● Goal
Carry none of the pictures over; write out the complete data exactly.

-=-=-

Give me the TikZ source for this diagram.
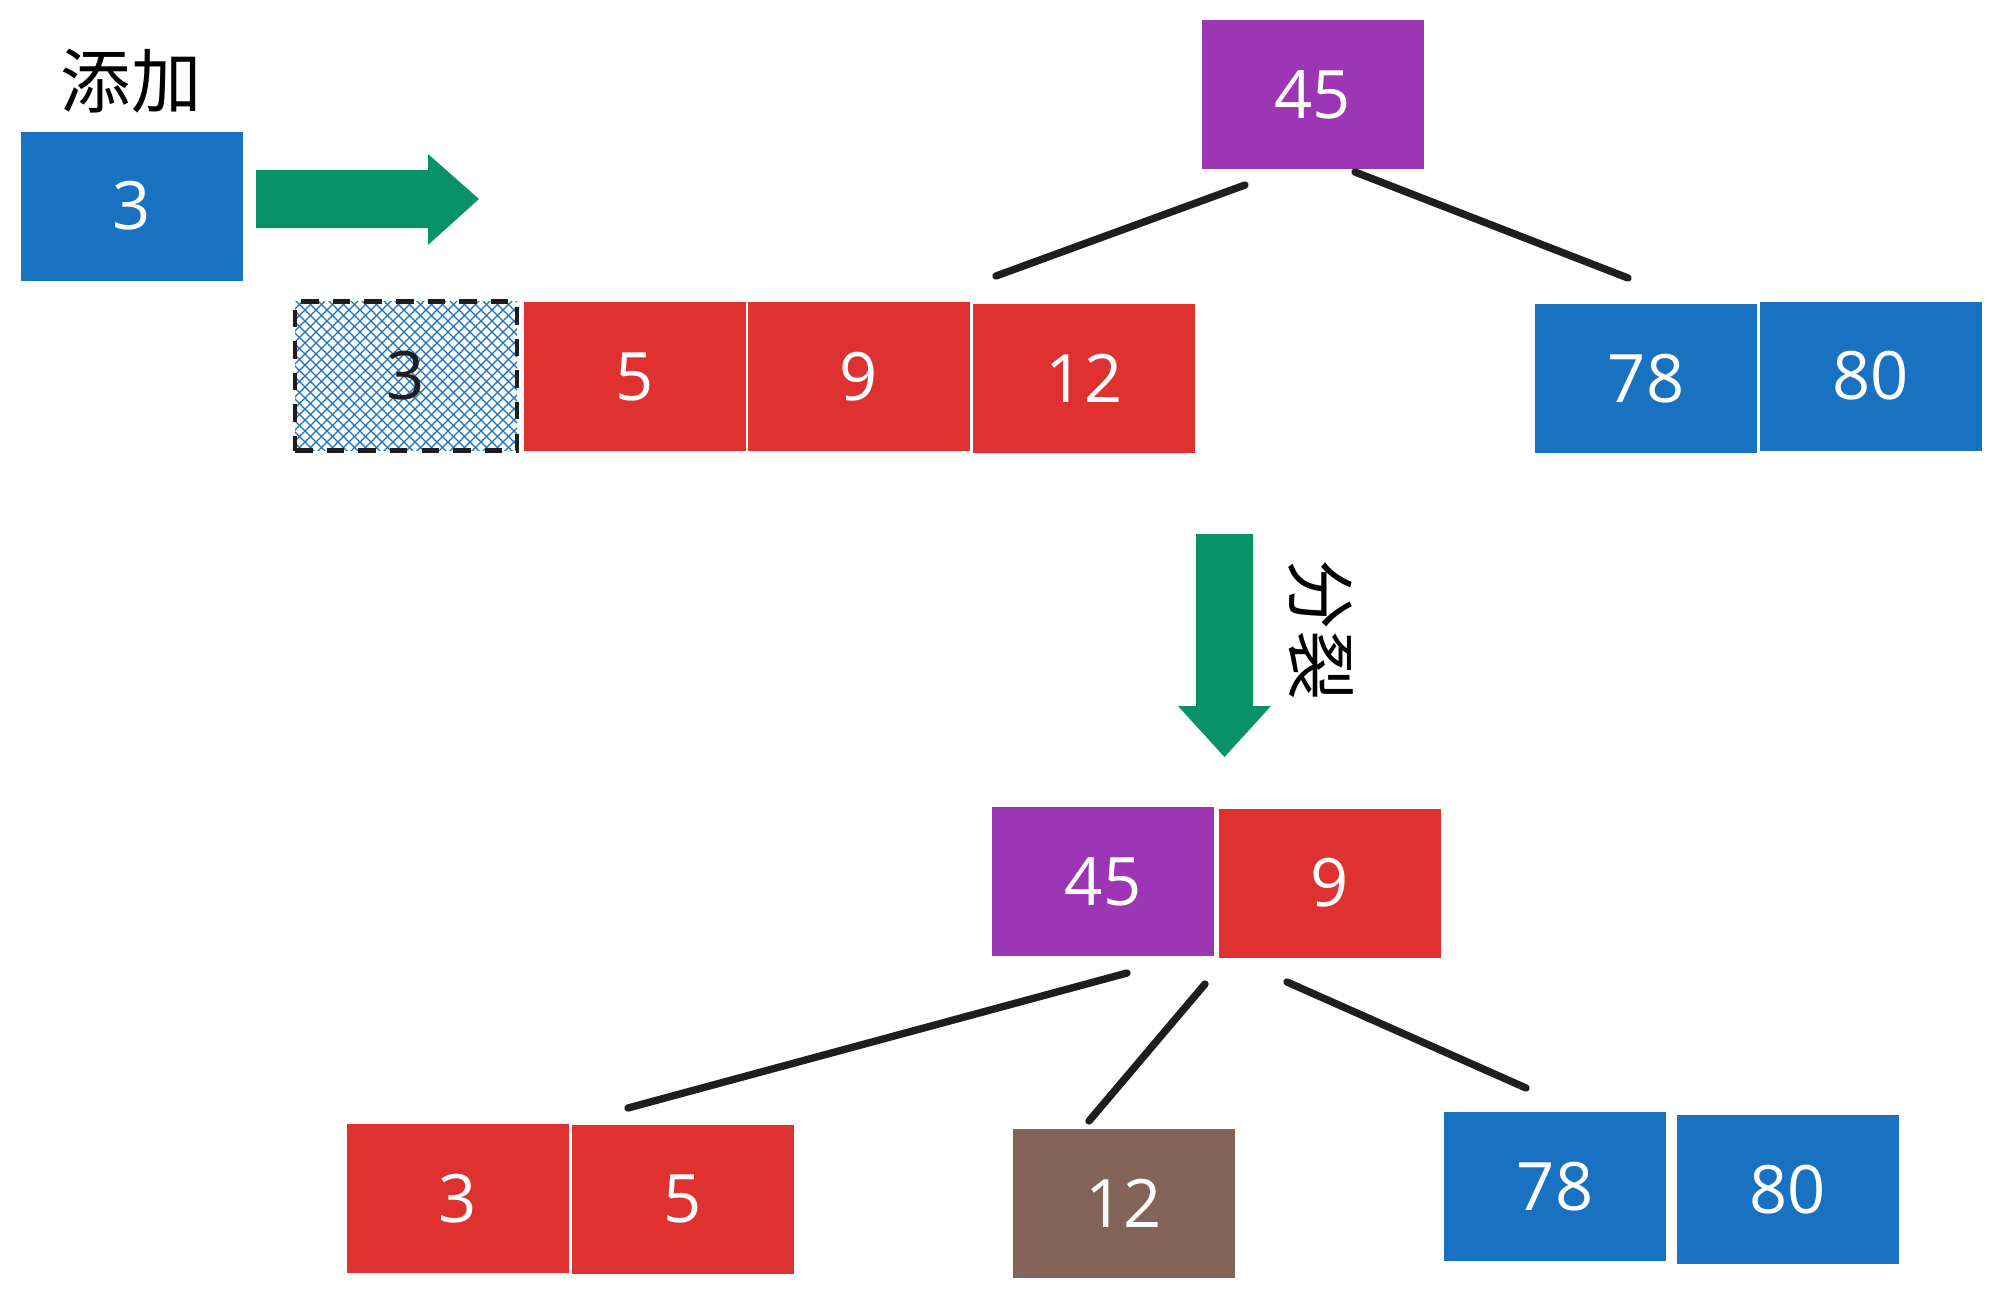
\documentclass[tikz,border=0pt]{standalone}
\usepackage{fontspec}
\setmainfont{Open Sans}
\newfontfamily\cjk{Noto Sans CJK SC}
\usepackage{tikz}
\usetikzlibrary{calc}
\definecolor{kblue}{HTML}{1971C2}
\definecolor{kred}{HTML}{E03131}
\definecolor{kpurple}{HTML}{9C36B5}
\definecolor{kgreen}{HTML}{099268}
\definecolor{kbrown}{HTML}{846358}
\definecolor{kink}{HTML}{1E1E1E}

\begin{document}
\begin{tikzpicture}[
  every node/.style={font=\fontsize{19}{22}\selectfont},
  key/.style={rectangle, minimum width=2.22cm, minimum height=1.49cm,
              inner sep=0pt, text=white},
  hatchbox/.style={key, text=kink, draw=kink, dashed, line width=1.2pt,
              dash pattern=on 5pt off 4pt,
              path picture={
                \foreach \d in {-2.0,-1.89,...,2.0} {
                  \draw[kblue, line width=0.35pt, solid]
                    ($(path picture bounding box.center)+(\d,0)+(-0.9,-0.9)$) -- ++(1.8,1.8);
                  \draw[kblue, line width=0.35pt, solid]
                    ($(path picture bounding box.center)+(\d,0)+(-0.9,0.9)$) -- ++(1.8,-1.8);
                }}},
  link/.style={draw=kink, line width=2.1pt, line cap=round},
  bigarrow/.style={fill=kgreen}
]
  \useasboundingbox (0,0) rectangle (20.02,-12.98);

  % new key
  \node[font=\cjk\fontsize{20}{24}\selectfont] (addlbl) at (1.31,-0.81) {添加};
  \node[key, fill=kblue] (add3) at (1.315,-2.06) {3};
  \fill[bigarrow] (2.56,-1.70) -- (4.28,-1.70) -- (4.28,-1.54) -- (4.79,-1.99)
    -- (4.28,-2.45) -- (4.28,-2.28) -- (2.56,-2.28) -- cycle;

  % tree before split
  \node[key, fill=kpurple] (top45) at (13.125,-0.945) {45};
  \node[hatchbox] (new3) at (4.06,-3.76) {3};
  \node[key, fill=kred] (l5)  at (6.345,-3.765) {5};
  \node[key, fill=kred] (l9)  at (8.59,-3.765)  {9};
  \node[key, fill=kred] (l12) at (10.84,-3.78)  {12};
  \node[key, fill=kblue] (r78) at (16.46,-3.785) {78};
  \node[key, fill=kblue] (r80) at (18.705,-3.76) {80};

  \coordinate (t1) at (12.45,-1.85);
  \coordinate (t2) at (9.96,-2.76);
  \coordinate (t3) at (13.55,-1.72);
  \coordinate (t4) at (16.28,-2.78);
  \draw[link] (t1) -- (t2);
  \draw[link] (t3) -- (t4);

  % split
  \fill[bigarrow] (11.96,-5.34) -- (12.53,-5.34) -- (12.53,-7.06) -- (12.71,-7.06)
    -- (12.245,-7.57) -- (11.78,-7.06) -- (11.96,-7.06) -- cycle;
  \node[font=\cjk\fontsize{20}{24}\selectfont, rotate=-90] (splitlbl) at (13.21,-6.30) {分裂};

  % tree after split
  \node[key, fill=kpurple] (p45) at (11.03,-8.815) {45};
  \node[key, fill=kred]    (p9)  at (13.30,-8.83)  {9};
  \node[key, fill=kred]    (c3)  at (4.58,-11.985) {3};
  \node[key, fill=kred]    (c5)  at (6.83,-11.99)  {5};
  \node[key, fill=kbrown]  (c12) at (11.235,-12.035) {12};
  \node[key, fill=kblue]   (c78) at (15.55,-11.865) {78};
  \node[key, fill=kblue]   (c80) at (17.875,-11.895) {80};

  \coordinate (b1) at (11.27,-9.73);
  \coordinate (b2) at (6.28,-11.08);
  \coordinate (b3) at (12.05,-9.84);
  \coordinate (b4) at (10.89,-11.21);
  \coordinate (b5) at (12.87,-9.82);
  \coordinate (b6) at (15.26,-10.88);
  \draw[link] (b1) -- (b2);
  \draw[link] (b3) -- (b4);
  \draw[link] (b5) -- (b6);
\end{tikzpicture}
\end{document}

-=-=-

● Expected answer
Give me the TikZ source for this diagram.
\documentclass[tikz,border=0pt]{standalone}
\usepackage{fontspec}
\setmainfont{Open Sans}
\newfontfamily\cjk{Noto Sans CJK SC}
\usepackage{tikz}
\usetikzlibrary{calc}
\definecolor{kblue}{HTML}{1971C2}
\definecolor{kred}{HTML}{E03131}
\definecolor{kpurple}{HTML}{9C36B5}
\definecolor{kgreen}{HTML}{099268}
\definecolor{kbrown}{HTML}{846358}
\definecolor{kink}{HTML}{1E1E1E}

\begin{document}
\begin{tikzpicture}[
  every node/.style={font=\fontsize{19}{22}\selectfont},
  key/.style={rectangle, minimum width=2.22cm, minimum height=1.49cm,
              inner sep=0pt, text=white},
  hatchbox/.style={key, text=kink, draw=kink, dashed, line width=1.2pt,
              dash pattern=on 5pt off 4pt,
              path picture={
                \foreach \d in {-2.0,-1.89,...,2.0} {
                  \draw[kblue, line width=0.35pt, solid]
                    ($(path picture bounding box.center)+(\d,0)+(-0.9,-0.9)$) -- ++(1.8,1.8);
                  \draw[kblue, line width=0.35pt, solid]
                    ($(path picture bounding box.center)+(\d,0)+(-0.9,0.9)$) -- ++(1.8,-1.8);
                }}},
  link/.style={draw=kink, line width=2.1pt, line cap=round},
  bigarrow/.style={fill=kgreen}
]
  \useasboundingbox (0,0) rectangle (20.02,-12.98);

  % new key
  \node[font=\cjk\fontsize{20}{24}\selectfont] (addlbl) at (1.31,-0.81) {添加};
  \node[key, fill=kblue] (add3) at (1.315,-2.06) {3};
  \fill[bigarrow] (2.56,-1.70) -- (4.28,-1.70) -- (4.28,-1.54) -- (4.79,-1.99)
    -- (4.28,-2.45) -- (4.28,-2.28) -- (2.56,-2.28) -- cycle;

  % tree before split
  \node[key, fill=kpurple] (top45) at (13.125,-0.945) {45};
  \node[hatchbox] (new3) at (4.06,-3.76) {3};
  \node[key, fill=kred] (l5)  at (6.345,-3.765) {5};
  \node[key, fill=kred] (l9)  at (8.59,-3.765)  {9};
  \node[key, fill=kred] (l12) at (10.84,-3.78)  {12};
  \node[key, fill=kblue] (r78) at (16.46,-3.785) {78};
  \node[key, fill=kblue] (r80) at (18.705,-3.76) {80};

  \coordinate (t1) at (12.45,-1.85);
  \coordinate (t2) at (9.96,-2.76);
  \coordinate (t3) at (13.55,-1.72);
  \coordinate (t4) at (16.28,-2.78);
  \draw[link] (t1) -- (t2);
  \draw[link] (t3) -- (t4);

  % split
  \fill[bigarrow] (11.96,-5.34) -- (12.53,-5.34) -- (12.53,-7.06) -- (12.71,-7.06)
    -- (12.245,-7.57) -- (11.78,-7.06) -- (11.96,-7.06) -- cycle;
  \node[font=\cjk\fontsize{20}{24}\selectfont, rotate=-90] (splitlbl) at (13.21,-6.30) {分裂};

  % tree after split
  \node[key, fill=kpurple] (p45) at (11.03,-8.815) {45};
  \node[key, fill=kred]    (p9)  at (13.30,-8.83)  {9};
  \node[key, fill=kred]    (c3)  at (4.58,-11.985) {3};
  \node[key, fill=kred]    (c5)  at (6.83,-11.99)  {5};
  \node[key, fill=kbrown]  (c12) at (11.235,-12.035) {12};
  \node[key, fill=kblue]   (c78) at (15.55,-11.865) {78};
  \node[key, fill=kblue]   (c80) at (17.875,-11.895) {80};

  \coordinate (b1) at (11.27,-9.73);
  \coordinate (b2) at (6.28,-11.08);
  \coordinate (b3) at (12.05,-9.84);
  \coordinate (b4) at (10.89,-11.21);
  \coordinate (b5) at (12.87,-9.82);
  \coordinate (b6) at (15.26,-10.88);
  \draw[link] (b1) -- (b2);
  \draw[link] (b3) -- (b4);
  \draw[link] (b5) -- (b6);
\end{tikzpicture}
\end{document}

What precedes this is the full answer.